1. Field of the Invention
Aspects of the present invention relate to a charging device having small loop transmission coils to wirelessly charge target devices such as mobile telephones and tablets. More particularly, aspects of the present invention relate to a wireless charging device using small loop transmission coils having different sizes and connected in parallel.
2. Description of the Related Art
Recent years have seen tremendous growth in wireless charging applications, and this trend is expected to continue at least into the near future. Wireless charging is a technology where electromagnetic induction is used to transmit power through air, without the use of power cords or conductors. A wireless charging system includes: i) a charger, i.e., a power transmitter unit (PTU) with a primary coil, and ii) a target device to be charged (charged device), i.e., a power receiver unit (PRU) with a secondary coil. Power in the charger is transferred to the target device to be charged through the electromagnetically coupled primary and secondary coils, and the induced current may be further processed and used to charge the battery of the target device. Energy is transmitted through inductive coupling from the charger to the target device, which may use that energy to charge batteries or as direct operational power for the target device.
Wireless charging is commonly divided into two types. One of the wireless charging types is a magnetic induction type and the other is a magnetic resonance type. Both of these types work on near field technology, i.e., the electromagnetic field dominates the region close to both the PTU and the PRU. The magnetic induction type includes two coils which are very close to each other, generally within a range of a few millimeters to a few centimeters. The magnetic resonance type includes two resonant coils, which are generally separated in a range of a few centimeters to a few meters, operating at the same resonant frequency, are strongly coupled, and thus a high charging efficiency is achievable.
As illustrated in FIG. 1A, a wireless charger 11 includes an induction coil antenna 12. The wireless charger 11 senses the presence of a mobile device (target device) 13 for charging on a flat surface of a charger base 14. The induction coil antenna 12 creates an alternating electromagnetic field from within the wireless charger 11, and a second induction coil (not shown) in the mobile device 13 takes power from the alternating electromagnetic field and converts the power back into electric current to charge a battery in the mobile device 13 or to provide direct operational power to the mobile device 13. However, the design of a coil antenna in existing wireless chargers usually suffers from a non-uniformity of the magnetic field issue, especially at an edge region of the induction coil antenna 12. This issue is problematic since an unevenly distributed magnetic field over the charger base surface 14 greatly impacts the charging efficiency, particularly in a negative way.
In addition, too small of an electromagnetic field is generated at the edges of the induction coil antenna 12, thus preventing the mobile device 13 from being able to collect enough power through its second induction coil depending upon the placement of the mobile device 13 on the charger base surface 14.
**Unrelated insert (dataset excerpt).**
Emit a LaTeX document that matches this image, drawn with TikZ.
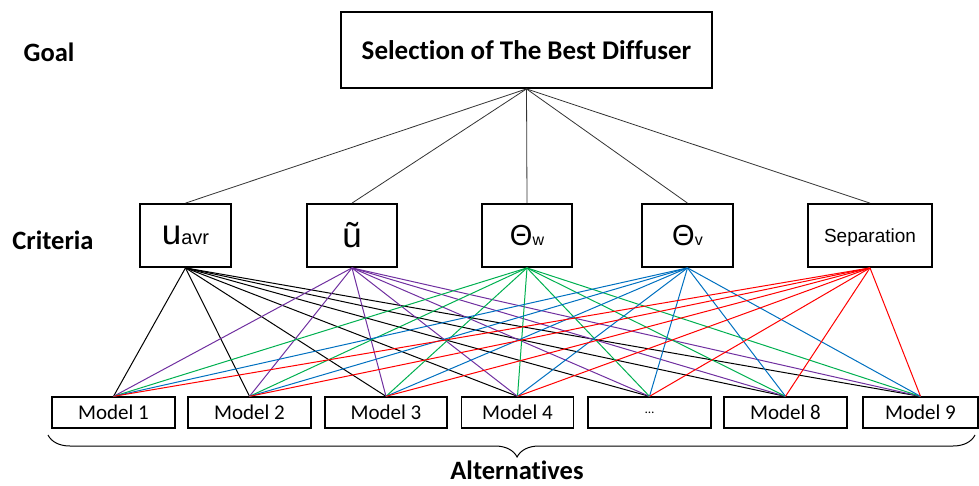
\documentclass[tikz,border=0pt]{standalone}
\usepackage{fontspec}
\setmainfont{Carlito}[Ligatures=CommonOff]
\newfontfamily\arialfont{Liberation Sans}
\usetikzlibrary{decorations.pathreplacing}
\definecolor{critpurple}{HTML}{7030A0}
\definecolor{critgreen}{HTML}{00B050}
\definecolor{critblue}{HTML}{0070C0}
\definecolor{critred}{HTML}{FF0000}

\begin{document}
\begin{tikzpicture}[x=1pt,y=-1pt,semithick,
  goalbox/.style={draw,line width=1.8pt,minimum width=371pt,minimum height=76pt,inner sep=0pt,font=\bfseries\fontsize{27}{30}\selectfont},
  critbox/.style={draw,line width=1.8pt,minimum height=63pt,inner sep=0pt,font=\arialfont},
  modelbox/.style={draw,line width=1.3pt,minimum height=31pt,minimum width=123pt,inner sep=0pt,font=\fontsize{21}{24}\selectfont},
  level/.style={font=\bfseries\fontsize{26.5}{30}\selectfont}]
\tikzset{every edge/.append style={line width=1pt}}
\useasboundingbox (0,0) rectangle (979,485);

% levels
\node[level]	(goallbl)	at (49,52)	{Goal};
\node[level]	(critlbl)	at (53,240)	{Criteria};
\node[level]	(altlbl)	at (517,470)	{Alternatives};

\node[goalbox]	(goal)	at (526.5,50)	{Selection of The Best Diffuser};

\node[critbox,minimum width=91pt]	(uavr)	at (185.5,235.5)	{{\fontsize{35}{40}\selectfont u}{\fontsize{20}{24}\selectfont avr}};
\node[critbox,minimum width=90pt]	(utld)	at (352,235.5)	{{\fontsize{35}{40}\selectfont ũ}};
\node[critbox,minimum width=90pt]	(thw)	at (527,235.5)	{{\fontsize{29}{32}\selectfont Θ}{\fontsize{16}{18}\selectfont w}};
\node[critbox,minimum width=91pt]	(thv)	at (687.5,235.5)	{{\fontsize{29}{32}\selectfont Θ}{\fontsize{16}{18}\selectfont v}};
\node[critbox,minimum width=124pt]	(sep)	at (870,235.5)	{};
\node[font=\arialfont\fontsize{19}{22}\selectfont]	(septxt)	at (870,237.5)	{Separation};

\node[modelbox]	(m1)	at (113.5,412.5)	{Model 1};
\node[modelbox]	(m2)	at (249.5,412.5)	{Model 2};
\node[modelbox,minimum width=122pt]	(m3)	at (386,412.5)	{Model 3};
\node[modelbox,minimum width=112pt]	(m4)	at (517.5,412.5)	{Model 4};
\node[modelbox]	(mdots)	at (649.5,412.5)	{{\fontsize{13}{15}\selectfont …}};
\node[modelbox]	(m8)	at (785.5,412.5)	{Model 8};
\node[modelbox,minimum width=115pt]	(m9)	at (920.5,412.5)	{Model 9};

\path[black!80]	(goal.south)	edge[line width=0.8pt]	(uavr.north)
		edge[line width=0.8pt]	(utld.north)
		edge[line width=0.8pt]	(thw.north)
		edge[line width=0.8pt]	(thv.north)
		edge[line width=0.8pt]	(sep.north);

\path[black]	(uavr.south)	edge	(m1.north)	edge	(m2.north)	edge	(m3.north)
		edge	(m4.north)	edge	(mdots.north)	edge	(m8.north)	edge	(m9.north);

\path[critpurple]	(utld.south)	edge	(m1.north)	edge	(m2.north)	edge	(m3.north)
		edge	(m4.north)	edge	(mdots.north)	edge	(m8.north)	edge	(m9.north);

\path[critgreen]	(thw.south)	edge	(m1.north)	edge	(m2.north)	edge	(m3.north)
		edge	(m4.north)	edge	(mdots.north)	edge	(m8.north)	edge	(m9.north);

\path[critblue]	(thv.south)	edge	(m1.north)	edge	(m2.north)	edge	(m3.north)
		edge	(m4.north)	edge	(mdots.north)	edge	(m8.north)	edge	(m9.north);

\path[critred]	(sep.south)	edge	(m1.north)	edge	(m2.north)	edge	(m3.north)
		edge	(m4.north)	edge	(mdots.north)	edge	(m8.north)	edge	(m9.north);

% brace under the alternatives
\coordinate	(bracel)	at (48,435);
\coordinate	(bracer)	at (975,435);
\draw[decorate,decoration={brace,mirror,amplitude=22pt,aspect=0.506},line width=1pt]	(bracel) -- (bracer);
\end{tikzpicture}
\end{document}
To cope with these problems, a design having a small loop coil structure that is placed under a coil antenna has been proposed recently to tackle the unevenly distributed magnetic field problem. The aforementioned design includes multi-small loop transmission coils with common sizes that are placed under a coil antenna. As illustrated in FIG. 1B, a wireless charger 15 includes a coil antenna 16 with a small loop transmission coil 17 structure positioned underneath the coil antenna 16 to provide a higher magnetic field with better uniformity for wireless charging. However, there is a drawback in that the existing small loop coil 17 structure cannot work normally when a phone with a metallic cover and/or case is placed directly on the coil antenna 16. The metallic materials in the phone cover and/or case alter the capacitance of the small loop transmission coil 17 and offsets the resonant frequency. Consequently, the coupling efficiency for wireless charging will then be greatly affected, particularly in a negative way.